By Michael Flanakin @ 11:01 AM :: 2383 Views :: Development, Patterns & Practices, Configuration Mgmt, Open Source/Standards :: Digg it!

Standards are very important; especially in team environments. One thing that's been getting to me the past few months is what seems to be a lack of standards when it comes managing Visual SourceSafe (VSS) and Team Foundation Server (TFS) repositories. Since most of my version control experience is with Subversion, I want to bounce back to the fact that data in the repositories is managed very simply. You have three (or four) top-level directories that represent the major version controlled entities: branches, tags, and trunk. The term "tag" may not be familiar to some, so let me just say that tags and labels are the same thing -- an ear-marked version of the repository in a significant state. "Trunk" is another term that some may not be familiar with, but it is essentially the main line of code you're working with. I love the fact that Subversion introduces you to these right off the bat because it almost forces you to learn and abide by good version control practices. You don't have this in the VSS/TFS world. For those who caught on to the optional fourth directory with Subversion, that would be shelves. "What? Subversion doesn't support shelving!" you say? Not true. A shelf is simply a branch in the Subversion world Mobile-ready link. (Shameless plug: Woohoo! I'm the first result when searching for shelving in Subversion.)
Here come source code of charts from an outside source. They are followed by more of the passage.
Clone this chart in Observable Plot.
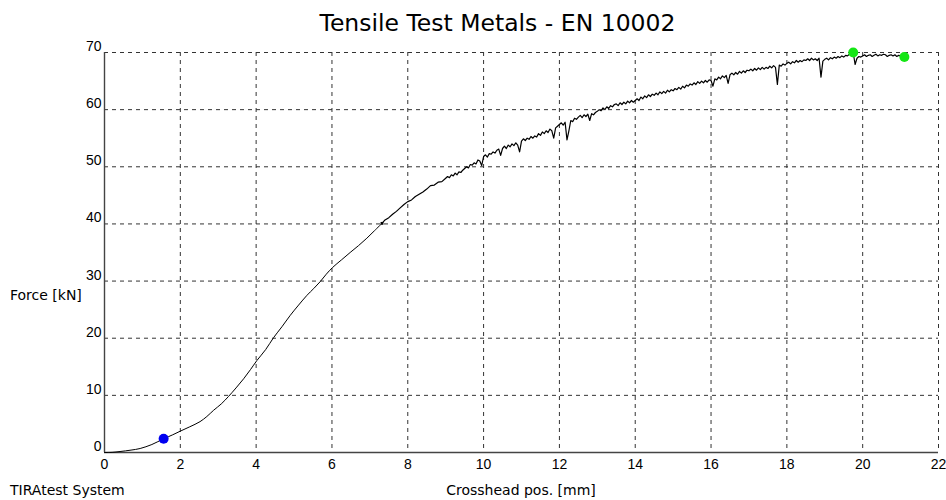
<!DOCTYPE html>
<html>
<head>
<meta charset="utf-8">
<script src="https://cdn.jsdelivr.net/npm/d3@7"></script>
<script src="https://cdn.jsdelivr.net/npm/@observablehq/plot@0.6"></script>
<style>
  html, body { margin: 0; padding: 0; background: #fff; }
  #chart { position: relative; width: 946px; height: 500px; overflow: hidden; }
  #chart svg { position: absolute; left: 0; top: 0; }
  .lbl { position: absolute; font-family: "DejaVu Sans", sans-serif; color: #000; white-space: nowrap; line-height: 1; }
  #title { font-size: 23.5px; left: 0; width: 995px; text-align: center; top: 12px; }
  #ylab { font-size: 14px; left: 10px; top: 288px; }
  #system { font-size: 14px; left: 10px; top: 483px; }
  #xlab { font-size: 14px; left: 0; width: 1042px; text-align: center; top: 483px; }
</style>
</head>
<body>
<div id="chart">
  <div class="lbl" id="title">Tensile Test Metals - EN 10002</div>
  <div class="lbl" id="ylab">Force [kN]</div>
  <div class="lbl" id="system">TIRAtest System</div>
  <div class="lbl" id="xlab">Crosshead pos. [mm]</div>
</div>
<script>
// Axis ticks
const xTicks = [0, 2, 4, 6, 8, 10, 12, 14, 16, 18, 20, 22];
const yTicks = [0, 10, 20, 30, 40, 50, 60, 70];

// Elastic / early plastic range: crosshead position [mm] and force [kN]
const elasticPos = [
  0, 0.2, 0.41, 0.7, 0.94, 1.25, 1.56, 1.8, 2.02, 2.25, 2.52, 2.7, 2.88, 3.08, 3.27, 3.47, 3.67, 3.85,
  4.02, 4.25, 4.46, 4.68, 4.9, 5.12, 5.34, 5.52, 5.69, 5.85, 6.02, 6.25, 6.48, 6.7, 6.92, 7.12, 7.32
];
const elasticForce = [
  0, 0.03, 0.17, 0.42, 0.7, 1.4, 2.4, 3.1, 3.8, 4.5, 5.4, 6.3, 7.4, 8.5, 9.8, 11.3, 12.9, 14.5,
  16.1, 18.0, 20.1, 22.0, 24.0, 25.8, 27.5, 28.7, 29.9, 31.2, 32.4, 33.7, 35.0, 36.2, 37.5, 38.8, 40.1
];

// Hardening range with the serrated force signal
const plasticPos = [
  7.32, 7.4, 7.5, 7.6, 7.7, 7.8, 7.9, 8.0, 8.1, 8.2, 8.3, 8.4, 8.5, 8.6, 8.7, 8.8, 8.9,
  9.0, 9.05, 9.1, 9.15, 9.2, 9.25, 9.3, 9.35, 9.4, 9.45,
  9.5, 9.55, 9.6, 9.65, 9.7, 9.75, 9.8, 9.85, 9.9, 9.95,
  10.0, 10.05, 10.1, 10.15, 10.2, 10.25, 10.3, 10.35, 10.4, 10.45,
  10.5, 10.55, 10.6, 10.65, 10.7, 10.75, 10.8, 10.85, 10.9, 10.95,
  11.0, 11.05, 11.1, 11.15, 11.2, 11.25, 11.3, 11.35, 11.4, 11.45,
  11.5, 11.55, 11.6, 11.65, 11.7, 11.75, 11.8, 11.85, 11.9, 11.95,
  12.0, 12.05, 12.1, 12.15, 12.2, 12.25, 12.3, 12.35, 12.4, 12.45,
  12.5, 12.55, 12.6, 12.65, 12.7, 12.75, 12.8, 12.85, 12.9, 12.95,
  13.0, 13.05, 13.1, 13.15, 13.2, 13.25, 13.3, 13.35, 13.4, 13.45,
  13.5, 13.55, 13.6, 13.65, 13.7, 13.75, 13.8, 13.85, 13.9, 13.95,
  14.0, 14.05, 14.1, 14.15, 14.2, 14.25, 14.3, 14.35, 14.4, 14.45,
  14.5, 14.55, 14.6, 14.65, 14.7, 14.75, 14.8, 14.85, 14.9, 14.95,
  15.0, 15.05, 15.1, 15.15, 15.2, 15.25, 15.3, 15.35, 15.4, 15.45,
  15.5, 15.55, 15.6, 15.65, 15.7, 15.75, 15.8, 15.85, 15.9, 15.95,
  16.0, 16.05, 16.1, 16.15, 16.2, 16.25, 16.3, 16.35, 16.4, 16.45,
  16.5, 16.55, 16.6, 16.65, 16.7, 16.75, 16.8, 16.85, 16.9, 16.95,
  17.0, 17.05, 17.1, 17.15, 17.2, 17.25, 17.3, 17.35, 17.4, 17.45,
  17.5, 17.55, 17.6, 17.65, 17.7, 17.75, 17.8, 17.85, 17.9, 17.95,
  18.0, 18.05, 18.1, 18.15, 18.2, 18.25, 18.3, 18.35, 18.4, 18.45,
  18.5, 18.55, 18.6, 18.65, 18.7, 18.75, 18.8, 18.85, 18.9, 18.95,
  19.0, 19.05, 19.1, 19.15, 19.2, 19.25, 19.3, 19.35, 19.4, 19.45,
  19.5, 19.55, 19.6, 19.65, 19.7, 19.75, 19.8, 19.85, 19.9, 19.95,
  20.0, 20.05, 20.1, 20.15, 20.2, 20.25, 20.3, 20.35, 20.4, 20.45,
  20.5, 20.55, 20.6, 20.65, 20.7, 20.75, 20.8, 20.85, 20.9, 20.95,
  21.0, 21.05, 21.1
];
const plasticForce = [
  40.1, 40.7, 41.1, 41.7, 42.2, 42.8, 43.4, 43.9, 44.2, 44.8, 45.2, 45.6, 46.1, 46.7, 46.8, 47.3, 47.4,
  48.0, 48.3, 48.1, 48.6, 48.4, 48.9, 48.6, 49.1, 49.0, 49.4,
  49.7, 50.0, 49.8, 50.4, 50.3, 50.7, 50.5, 51.2, 51.0, 50.2,
  51.8, 52.1, 51.7, 52.3, 52.2, 52.6, 52.4, 52.9, 53.1, 52.0,
  53.2, 53.6, 53.2, 53.8, 53.5, 54.0, 53.7, 54.2, 53.8, 52.6,
  54.5, 54.9, 54.6, 55.0, 54.8, 55.3, 55.0, 55.4, 55.2, 55.8,
  55.5, 56.1, 55.8, 56.3, 56.0, 56.6, 56.3, 55.0, 56.8, 57.1,
  57.4, 57.7, 57.3, 57.8, 54.7, 56.3, 58.1, 57.9, 58.5, 58.3,
  58.7, 59.0, 58.6, 59.1, 58.8, 59.2, 58.1, 59.3, 59.1, 59.5,
  59.7, 60.0, 59.8, 60.3, 60.0, 60.5, 60.2, 60.7, 60.5, 60.9,
  61.0, 60.7, 61.2, 60.9, 61.3, 61.0, 61.5, 61.2, 61.6, 61.3,
  61.6, 61.9, 61.6, 62.2, 61.9, 62.4, 62.1, 62.6, 62.3, 62.7,
  62.5, 62.9, 62.6, 63.1, 62.8, 63.2, 62.9, 63.4, 63.1, 63.5,
  63.3, 63.7, 63.5, 63.9, 63.6, 64.1, 63.8, 64.3, 64.1, 64.5,
  64.3, 64.7, 64.4, 64.9, 64.6, 65.0, 64.7, 65.1, 64.8, 65.2,
  65.1, 64.1, 65.4, 65.2, 65.7, 65.4, 65.9, 65.6, 66.0, 64.6,
  66.1, 66.4, 66.1, 66.5, 66.2, 66.7, 66.4, 66.8, 66.5, 66.9,
  66.8, 67.1, 66.8, 67.2, 66.9, 67.3, 67.0, 67.4, 67.1, 67.4,
  67.2, 67.6, 67.3, 67.7, 67.4, 64.4, 67.8, 67.6, 68.0, 67.8,
  68.1, 68.3, 68.0, 68.4, 68.2, 68.6, 68.3, 68.6, 68.4, 68.7,
  68.6, 68.9, 68.6, 69.0, 68.7, 68.9, 68.6, 69.0, 65.7, 68.5,
  68.8, 69.0, 68.7, 69.1, 68.9, 69.2, 69.0, 69.3, 69.1, 69.4,
  69.2, 69.5, 69.4, 69.7, 69.6, 70.0, 67.9, 69.0, 69.3, 69.2,
  69.4, 69.6, 69.3, 69.5, 69.6, 69.3, 69.5, 69.7, 69.4, 69.6,
  69.5, 69.7, 69.6, 69.3, 69.5, 69.6, 69.4, 69.6, 69.3, 69.5,
  69.4, 69.5, 69.2
];

// Evaluation markers
const startPos = [1.56];
const startForce = [2.4];
const markPos = [7.32];
const markForce = [40.1];
const peakPos = [19.75, 21.1];
const peakForce = [70.0, 69.2];

const toRows = (xs, ys) => xs.map((p, i) => ({pos: p, force: ys[i]}));
const elastic = toRows(elasticPos, elasticForce);
const plastic = toRows(plasticPos, plasticForce);
const start = toRows(startPos, startForce);
const mark = toRows(markPos, markForce);
const peaks = toRows(peakPos, peakForce);

const gridStyle = {stroke: "#333", strokeOpacity: 1, strokeWidth: 1, strokeDasharray: "4,4"};

const chart = Plot.plot({
  width: 946,
  height: 500,
  marginLeft: 104,
  marginRight: 8,
  marginTop: 52,
  marginBottom: 48,
  style: {background: "transparent", fontFamily: "'Liberation Sans', sans-serif", fontSize: "14px", color: "#000"},
  x: {domain: [0, 22]},
  y: {domain: [0, 70]},
  marks: [
    Plot.gridX(xTicks.filter(d => d > 0), gridStyle),
    Plot.gridY(yTicks.filter(d => d > 0), gridStyle),
    Plot.ruleX([0], {stroke: "#444", strokeWidth: 1.4}),
    Plot.ruleY([0], {stroke: "#444", strokeWidth: 1.4}),
    Plot.axisX({ticks: xTicks, tickSize: 0, tickPadding: 7, label: null, fill: "#000"}),
    Plot.axisY({ticks: yTicks, tickSize: 0, tickPadding: 3, dy: -6, label: null, fill: "#000"}),
    Plot.line(elastic, {x: "pos", y: "force", stroke: "#000", strokeWidth: 1, curve: "catmull-rom"}),
    Plot.line(plastic, {x: "pos", y: "force", stroke: "#000", strokeWidth: 1.2}),
    Plot.dot(mark, {x: "pos", y: "force", symbol: "square", r: 1.6, fill: "#000"}),
    Plot.dot(start, {x: "pos", y: "force", r: 5, fill: "#0000f0"}),
    Plot.dot(peaks, {x: "pos", y: "force", r: 5, fill: "#14e614"})
  ]
});
document.getElementById("chart").prepend(chart);
</script>
</body>
</html>
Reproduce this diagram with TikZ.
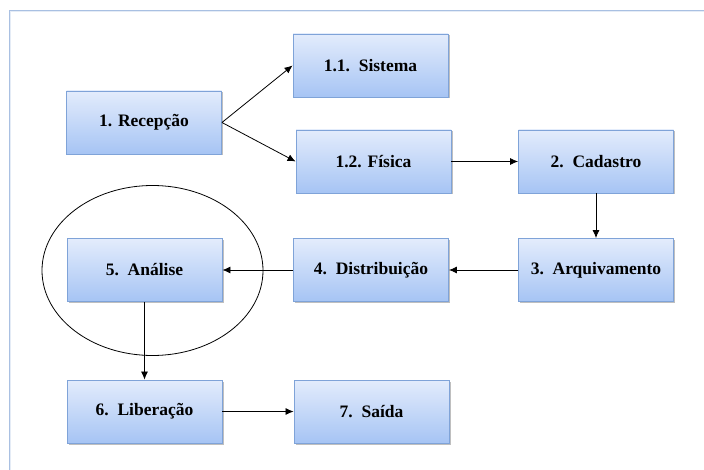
\documentclass[tikz,border=0pt]{standalone}
\usepackage{fontspec}
\setmainfont{Liberation Serif}
\usetikzlibrary{arrows.meta,shadows,positioning}
\definecolor{boxtop}{HTML}{E3ECFC}
\definecolor{boxbot}{HTML}{A6C4F4}
\definecolor{boxline}{HTML}{7FA3D8}
\definecolor{framec}{HTML}{A9C0E2}
\tikzset{
  procbox/.style={rectangle, draw=boxline, line width=0.9pt, top color=boxtop, bottom color=boxbot,
    minimum width=155pt, minimum height=63pt, inner sep=0pt,
    font=\fontsize{17.5}{19}\selectfont\bfseries,
    drop shadow={shadow xshift=1.5pt, shadow yshift=-1.5pt, fill=black, opacity=0.25}},
  flow/.style={draw=black, line width=0.8pt, -{Latex[length=8pt,width=7pt]}}
}
\begin{document}
\begin{tikzpicture}[x=1pt,y=-1pt]
\useasboundingbox (0,0) rectangle (704,470);
\fill[white] (0,0) rectangle (704,470);
\draw[framec, line width=1.8pt] (10,472) -- (10,11) -- (706,11);
\draw[white!70!framec, line width=0.6pt] (10,472) -- (10,11) -- (706,11);
\node[procbox] (rec) at (144,122.5) {1. Recepção};
\node[procbox] (sis) at (370.5,65.5) {1.1.\ \ Sistema};
\node[procbox] (fis) at (373.5,161.5) {1.2. Física};
\node[procbox] (cad) at (596,161.5) {2.\ \ Cadastro};
\node[procbox] (arq) at (596,270) {3.\ \ Arquivamento};
\node[procbox] (dis) at (371,270) {4.\ \ Distribuição};
\node[procbox] (ana) at (144.5,270) {5.\ \ Análise};
\node[procbox] (lib) at (144.5,411.5) {6.\ \ Liberação};
\node[procbox] (sai) at (371.5,411.5) {7.\ \ Saída};
\draw[black, line width=0.8pt] (152.5,270.5) ellipse (110.5 and 85);
\draw[flow] (rec.east) -- (sis.west);
\draw[flow] (rec.east) -- (fis.west);
\draw[flow] (fis) -- (cad);
\draw[flow] (cad) -- (arq);
\draw[flow] (arq) -- (dis);
\draw[flow] (dis) -- (ana);
\draw[flow] (ana) -- (lib);
\draw[flow] (lib) -- (sai);
\end{tikzpicture}
\end{document}
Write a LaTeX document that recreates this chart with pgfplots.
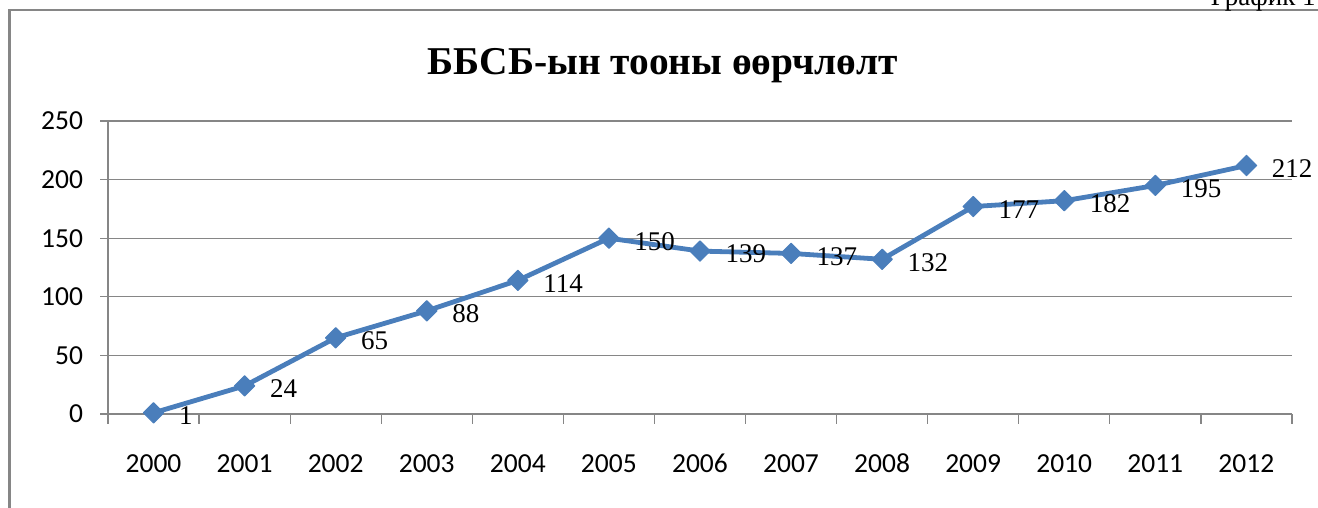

As I mentioned, digging into VSS and TFS for the first time, you don't really see these same principles. It's too bad, because that can cause chaos in the field. Well, maybe the word "chaos" is too strong of a word; but you'll be hard-pressed to find two implementations that work the same exact way. Putting some thought into it, I guess the best thing I can come up with is having an application directory with branch directories sitting alongside it. For instance, if my application is called MyApp, I would have MyApp, MyApp-1.0, MyApp-2.0, and MyApp-2.1. These map to the main and release branches, respectively. Not rocket science, I know, but I just haven't seen a common practice. If anyone has one, I'd love to hear about it. If I have more than one releasable project within my repository, then I'd include all project-related branches within a parent directory called MyApp, or something similar. Then, other releasable projects could sit alongside this one. Again, pretty simple.

Beyond this structure, which will probably change over the coming months, I also have something else of mild interest. Time and time again, I need to explain version control concepts to developers who haven't dealt with configuration management before. Not that I mind, but I recently created an image to visualize this for a project I'm on. I figured I'd share this for others to take advantage of. Looking at it, it's fairly easy to explain how the release cycle works and when/where branching and merging comes into play.

Note that this isn't specific to any type of repository, so whether you use VSS, TFS, Svn, or any other version control solution, it should apply to you just fine. The dark blue line represents the main branch (or trunk). At some point, a code freeze is identified, which is when the codebase is branched for the release. Testing is performed and bug fixes are applied to the release branch while, at the same time, changes are also made to the main branch for the follow-on release. Once the release branch is considered stable, a tag/label is applied (identified by the red star-burst), the release is deployed, and the changes applied to the branch are merged (identified by the orange line) back to the main branch (or trunk). Over time, while development on the main branch is moving along, there will inevitably be bugs in the production system. Let's just say your next major/minor release isn't for another 6 months. In that case, you'll probably want to do a point release to push out a bug fix or two (ok, 10 or 20 :-P). In this case, developers will pull the latest (aka head) from the specific release branch and apply necessary fixes. This is again tested, tagged/labeled, and re-deployed. To get these changes back into the main branch, the release branch is again merged to the main branch. This process will continue for the life of the project.

Honestly, it's all pretty simple; but as they say, "a picture is worth a thousand words."